Never. so frustrating. Also, concern for my 5 year old– esp while he was partying all the time medicacting, I wouldn’t leave the home because he would get 50% JC. Then what? he drives drunk with her in the car? I wasn’t goin” no where. However, now that the sober train is going– I think why not co parent? If he can stay straight now. why not if seperate?
His sobriety in some ways, almost makes me want to lash out. And reconsider divorce. why am I reacting opposite to what should be a good thing?
am I an emotional retard? I know I’m not, but I feel like one.thanks— love and hugs.
July 13, 2011 at 9:26 pm #15673b-trayed
ParticipantImagine…Someone literally physically beats you day in and day out for let’s say 5 years straight, and then stops and says, “Ok, I am done, let’s start over from here on out! Sorry, and please pass the orange juice, babe.”

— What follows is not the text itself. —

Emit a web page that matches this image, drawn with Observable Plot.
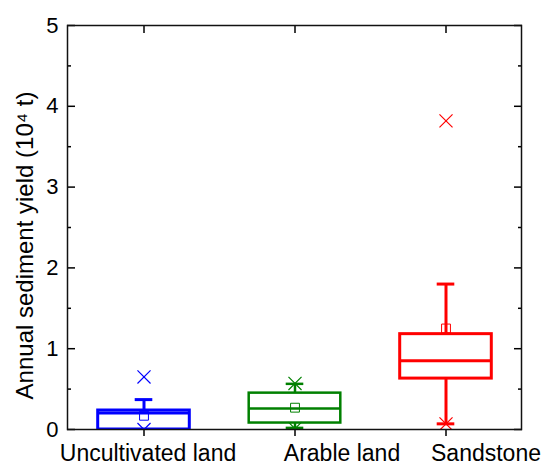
<!DOCTYPE html>
<html>
<head>
<meta charset="utf-8">
<script src="https://cdn.jsdelivr.net/npm/d3@7"></script>
<script src="https://cdn.jsdelivr.net/npm/@observablehq/plot@0.6"></script>
<style>
  html, body { margin: 0; padding: 0; background: #fff; }
</style>
</head>
<body>
<div id="chart"></div>
<script>
const categories = ["Uncultivated land", "Arable land", "Sandstone"];
const colors = ["#0000ff", "#008000", "#ff0000"];
const q1 = [0.0, 0.08, 0.63];
const median = [0.205, 0.26, 0.85];
const q3 = [0.235, 0.45, 1.18];
const whiskerLow = [0.0, 0.02, 0.07];
const whiskerHigh = [0.37, 0.565, 1.80];
const mean = [0.17, 0.27, 1.25];
const minVal = [0.0, 0.01, 0.07];
const maxVal = [0.65, 0.57, 3.82];
const yMajorTicks = [0, 1, 2, 3, 4, 5];
const yMinorTicks = [0.5, 1.5, 2.5, 3.5, 4.5];
const yLabel = "Annual sediment yield (10\u2074 t)";
const labelShift = [4, 47, 40];

const data = categories.map((c, i) => ({
  cat: c, color: colors[i], q1: q1[i], median: median[i], q3: q3[i],
  lo: whiskerLow[i], hi: whiskerHigh[i], mean: mean[i], min: minVal[i], max: maxVal[i],
  sw: i === 1 ? 2.5 : 3
}));

const boxInset = 29.7;
const capInset = 66.7;

const chart = Plot.plot({
  width: 544,
  height: 467,
  marginLeft: 67,
  marginRight: 23,
  marginTop: 25,
  marginBottom: 38,
  style: { fontFamily: "'Liberation Sans', Arial, sans-serif", background: "#fff", color: "#000" },
  x: { domain: categories, padding: 0 },
  y: { domain: [0, 5] },
  color: { type: "identity" },
  marks: [
    // whiskers
    Plot.ruleX(data, { x: "cat", y1: "q3", y2: "hi", stroke: "color", strokeWidth: "sw", clip: true }),
    Plot.ruleX(data, { x: "cat", y1: "lo", y2: "q1", stroke: "color", strokeWidth: "sw", clip: true }),
    Plot.tickY(data, { x: "cat", y: "hi", stroke: "color", strokeWidth: "sw", insetLeft: capInset, insetRight: capInset, clip: true }),
    Plot.tickY(data, { x: "cat", y: "lo", stroke: "color", strokeWidth: "sw", insetLeft: capInset, insetRight: capInset, clip: true }),
    // box
    Plot.barY(data, { x: "cat", y1: "q1", y2: "q3", fill: "none", stroke: "color", strokeWidth: "sw", insetLeft: boxInset, insetRight: boxInset, clip: true }),
    Plot.tickY(data, { x: "cat", y: "median", stroke: "color", strokeWidth: "sw", insetLeft: boxInset, insetRight: boxInset, clip: true }),
    // mean
    Plot.dot(data, { x: "cat", y: "mean", symbol: "square", r: 5, fill: "none", stroke: "color", strokeWidth: 1, clip: true }),
    // min / max
    Plot.dot(data, { x: "cat", y: "max", symbol: "times", r: 6, stroke: "color", strokeWidth: 1.2, clip: true }),
    Plot.dot(data, { x: "cat", y: "min", symbol: "times", r: 6, stroke: "color", strokeWidth: 1.2, clip: true }),
    // axes
    Plot.axisY({ anchor: "left", ticks: yMajorTicks, tickSize: 0, tickPadding: 9, fontSize: 22, label: null, tickFormat: d3.format("d") }),
    Plot.axisY({ anchor: "left", ticks: yMajorTicks, tickSize: -8, tickFormat: () => "", label: null, strokeWidth: 1.5 }),
    Plot.axisY({ anchor: "left", ticks: yMinorTicks, tickSize: -4, tickFormat: () => "", label: null, strokeWidth: 1.5 }),
    Plot.axisY({ anchor: "right", ticks: yMajorTicks, tickSize: -8, tickFormat: () => "", label: null, strokeWidth: 1.5 }),
    Plot.axisY({ anchor: "right", ticks: yMinorTicks, tickSize: -4, tickFormat: () => "", label: null, strokeWidth: 1.5 }),
    Plot.axisX({ anchor: "bottom", tickSize: 7, tickFormat: () => "", label: null, strokeWidth: 1.5 }),
    ...categories.map((c, i) =>
      Plot.axisX({ anchor: "bottom", ticks: [c], tickSize: 0, tickPadding: 15, fontSize: 23, label: null, dx: labelShift[i] })
    ),
    Plot.axisX({ anchor: "top", tickSize: -7, tickFormat: () => "", label: null, strokeWidth: 1.5 }),
    Plot.text([yLabel], { frameAnchor: "left", textAnchor: "middle", rotate: -90, dx: -42, dy: 18, fontSize: 24, fill: "#000" }),
    Plot.frame({ stroke: "#111", strokeWidth: 1.5 })
  ]
});
document.getElementById("chart").appendChild(chart);
</script>
</body>
</html>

You are left with deep, deep wounds, constant bleeding and infections, scars-you name it-how do you just move on? Part of moving on is him taking responsibility for your healing…that is starting to move on in my opinion…
One mentor told me, “Yes, that frontal lobotomy stuff works well-forgetting everything he has done-IF you don’t want a relationship based on TRUST AND SAFETY. If you want a healthy relationship based on trust and safety, then that stuff has to be dealt with… YOUR PAIN MATTERS!!!!
Watch the instant download of Dr. Weiss’s Helping Her Heal. It cost about $60 I think. I purchased one for myself in DVD form also, to pass out to the in-laws and my parents perhaps. It is good!